From Jim of Troy, Mich. -- "Does the latest Lions' loss prove that the first half of the season was merely a tease for Lions fans?" No, for people like me who try to handicap the games.

Aaron, a Ravens fan from London (Isn't there a team called the London Ravens? Or maybe it's the Raving Londoners?), feels that with Baltimore's season about to collapse, maybe it might be a good time to plug in rookie Troy Smith and see what happens. Not so quickly, mom ami. Their 4-5 record, plus their defense, still has them within sniffing distance of the playoffs. And Kyle Boller did lead them to a division championship once. So it's not time to cash in the season just yet. Don't worry. I'll let you know when.

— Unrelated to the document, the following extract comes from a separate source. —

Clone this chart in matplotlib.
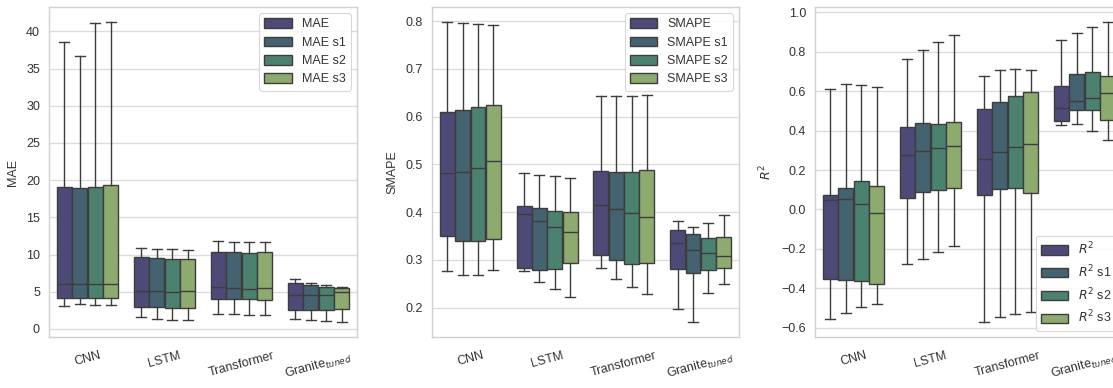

Matt from Green Bay says he read that Hines Ward was quoted as saying he heard Alan Faneca yell at Big Ben to take off on his 30-yard TD run against Cleveland. So he wants to know if, conversely, blockers warn QB's that pressure is coming. Oh yeah. You ever hear of the "lookout" block? A guy loses his man and all he can do is yell, "Look out!" I remember Dave Herman, the guard, telling me about a moment in Super Bowl III, when Bubba Smith slipped his block, and he started yelling to Joe Namath, "He's loose! He's loose!"